Following the UK government spending review and the pledge of innovation funding to develop low carbon technology and a focus on the re-use of industrial waste heat to help towards decarbonisation targets, the innovation work to improve the return on investment for WHR technologies such as Organic Rankine Cycle ORC generators continues. To date the conversion of low temperature industrial waste heat to low carbon electricity technology has been slow to be installed, mostly only integrated with the support of grant funding to help meet the hurdle rates of return on investments of heat intensive industries. These grant funded projects have helped pave the way to trial the best available WHR techniques and technologies and lead to further innovation to improve the installed cost per kW. The grants from central European programmes such as Horizon 2020 to European member state grants such as Innovate UK, to Regional Grant Funds for development zone areas have all played their part in commercialising ORC technology.
In addition to grant funding to improve the electrical generating efficiencies of ORC technology the funds have been applied to technical challenges of industrial process applications. An example of this is the collaboration between Heatcatcher and the University of Sussex under the Department of Energy & Climate Change (DECC) Energy Entrepreneurs Fund, is using the support to mitigate the effects of abrasive exhaust gas dust on heat exchangers. The objective of the collaboration is to optimise the design of gravitational de-dusters required to protect the ORC heat exchanger from the abrasive dust particles found in the cement industries cooler exhaust gas.

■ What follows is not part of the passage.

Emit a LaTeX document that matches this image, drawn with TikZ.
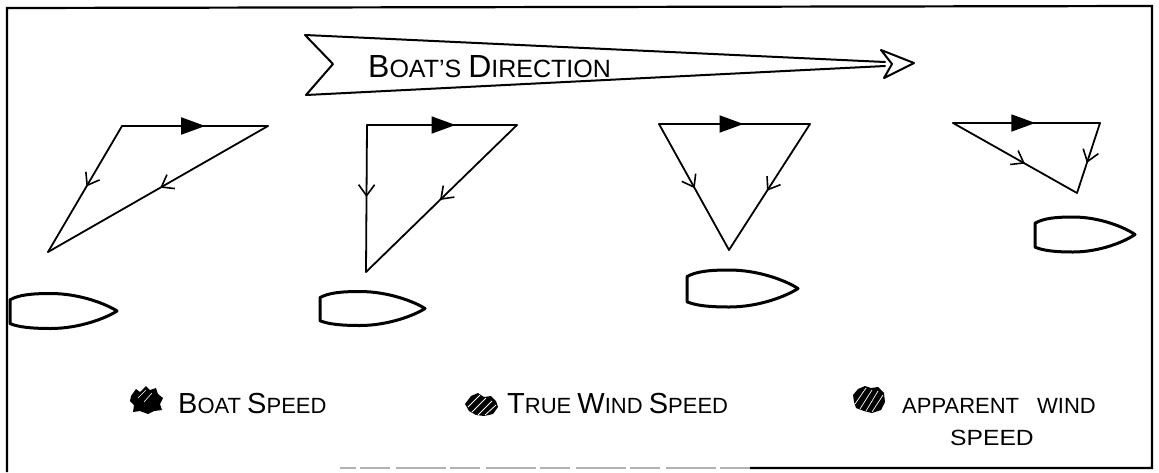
\documentclass[tikz,border=0pt]{standalone}
\usepackage{fontspec}
\setmainfont{Liberation Sans}
\usetikzlibrary{decorations.markings,arrows.meta}
\newcommand{\BigCap}[1]{{\fontsize{29}{29}\selectfont #1}}
\newcommand{\TitleCap}[1]{{\fontsize{32}{32}\selectfont #1}}
\newcommand{\legfont}{\fontsize{22}{22}\selectfont}
\newcommand{\titlefont}{\fontsize{25}{25}\selectfont}
\tikzset{
  vec/.style={line width=1.8pt, line join=round, line cap=round},
  fillarrow/.style={postaction={decorate,decoration={markings,
      mark=at position #1 with {\arrow{Triangle[length=24pt,width=17pt]}}}}},
  openarrow/.style={postaction={decorate,decoration={markings,
      mark=at position #1 with {\arrow{Straight Barb[length=11pt,width=16pt,line width=1.6pt]}}}}},
  boatline/.style={line width=3pt, line join=round},
  boat/.pic={\draw[boatline] (0,-0.32) .. controls (0.08,-0.46) and (0.2,-0.5) .. (0.38,-0.5)
      .. controls (0.65,-0.5) and (0.9,-0.2) .. (1,0)
      .. controls (0.9,0.2) and (0.65,0.5) .. (0.38,0.5)
      .. controls (0.2,0.5) and (0.08,0.46) .. (0,0.36) -- cycle;},
  legtext/.style={anchor=base west, inner sep=0pt, font=\legfont},
  frame/.style={line width=2.2pt}
}
\begin{document}
\begin{tikzpicture}[x=1pt,y=-1pt]
\useasboundingbox (0,0) rectangle (1159,472);
% frame
\draw[frame] (7,472) -- (7,8) -- (1152,6) -- (1152,468) -- (750,468);
\draw[frame, gray!60, dash pattern=on 30pt off 4pt on 50pt off 6pt] (750,468) -- (340,468);

% banner
\coordinate (bTL) at (305,35);
\coordinate (bN) at (333,64);
\coordinate (bBL) at (306,95);
\coordinate (bT) at (885,62);
\coordinate (bB) at (885,66);
\draw[vec, line width=2pt] (bT) -- (bTL) -- (bN) -- (bBL) -- (bB);
\draw[vec, line width=2pt] (881,50) -- (914,63) -- (884,78) -- (892,64) -- cycle;
\node[legtext, font=\titlefont] (dir) at (368,77) {\TitleCap{B}OAT'S \TitleCap{D}IRECTION};

% triangle 1
\coordinate (a1) at (122,126); \coordinate (b1) at (268,126); \coordinate (c1) at (48,252);
\draw[vec, fillarrow=0.57] (a1) -- (b1);
\draw[vec, openarrow=0.48] (a1) -- (c1);
\draw[vec, openarrow=0.49] (b1) -- (c1);
% triangle 2
\coordinate (a2) at (367,125); \coordinate (b2) at (517,125); \coordinate (c2) at (366,272);
\draw[vec, fillarrow=0.59] (a2) -- (b2);
\draw[vec, openarrow=0.49] (a2) -- (c2);
\draw[vec, openarrow=0.51] (b2) -- (c2);
% triangle 3
\coordinate (a3) at (659,124); \coordinate (b3) at (810,124); \coordinate (c3) at (729,250);
\draw[vec, fillarrow=0.56] (a3) -- (b3);
\draw[vec, openarrow=0.51] (a3) -- (c3);
\draw[vec, openarrow=0.53] (b3) -- (c3);
% triangle 4
\coordinate (a4) at (953,123); \coordinate (b4) at (1100,123); \coordinate (c4) at (1077,193);
\draw[vec, fillarrow=0.56] (a4) -- (b4);
\draw[vec, openarrow=0.58] (a4) -- (c4);
\draw[vec, openarrow=0.57] (b4) -- (c4);

% boats
\pic[xscale=107, yscale=35] at (10,311) {boat};
\pic[xscale=105, yscale=34] at (320,308.5) {boat};
\pic[xscale=111, yscale=37] at (687,288.5) {boat};
\pic[xscale=100, yscale=35] at (1035,234.5) {boat};

% legend blobs
\fill (131,396) -- (136,389) -- (140,392) -- (146,386) -- (150,390) -- (156,388) -- (158,394) -- (163,398) -- (160,404) -- (162,410) -- (154,411) -- (148,414) -- (140,411) -- (133,412) -- (134,405) -- (130,401) -- cycle;
\draw[white, line width=0.6pt] (138,398) -- (146,390) (144,402) -- (152,393);
\fill (465,404) -- (471,396) -- (478,393) -- (484,397) -- (491,396) -- (496,401) -- (498,407) -- (493,414) -- (484,416) -- (476,415) -- (469,411) -- cycle;
\draw[white, line width=0.8pt] (468,407) -- (480,395) (472,412) -- (486,398) (478,415) -- (492,401) (485,415) -- (496,405);
\fill (853,395) -- (858,389) -- (865,386) -- (871,388) -- (878,387) -- (884,393) -- (885,402) -- (881,410) -- (872,413) -- (864,411) -- (856,408) -- (854,402) -- cycle;
\draw[white, line width=0.7pt] (855,404) -- (866,388) (860,409) -- (872,390) (866,411) -- (878,391) (872,412) -- (883,395);

% legend text
\node[legtext] (bs) at (178,413) {\BigCap{B}OAT \BigCap{S}PEED};
\node[legtext] (tw) at (507,413) {\BigCap{T}RUE \BigCap{W}IND \BigCap{S}PEED};
\node[legtext] (aw) at (902,413) {APPARENT\hspace{18pt}WIND};
\node[legtext] (aw2) at (950,445) {\scalebox{1.12}[1]{SPEED}};
\end{tikzpicture}
\end{document}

The University of Sussex is applying its multi-phase Computational Fluid Dynamic CFD skills and laboratory analysis equipment to understand the nature of the dust and then model flow patterns. The model is then tested with geometric features to determine optimum size and shape for dust particle removal.
Cement Clinker Cooler exhaust gas dust under the microscope
CFD analysis of dust particle behaviour in a gravitational de-duster model
In summary the outcome of the grant funded collaboration will serve to demonstrate to the Cement Industry, how the technical challenges of recovering waste heat from kiln and cooler exhaust gasses are mitigated, whilst reducing plant build costs to further improve the economics of WHR installations.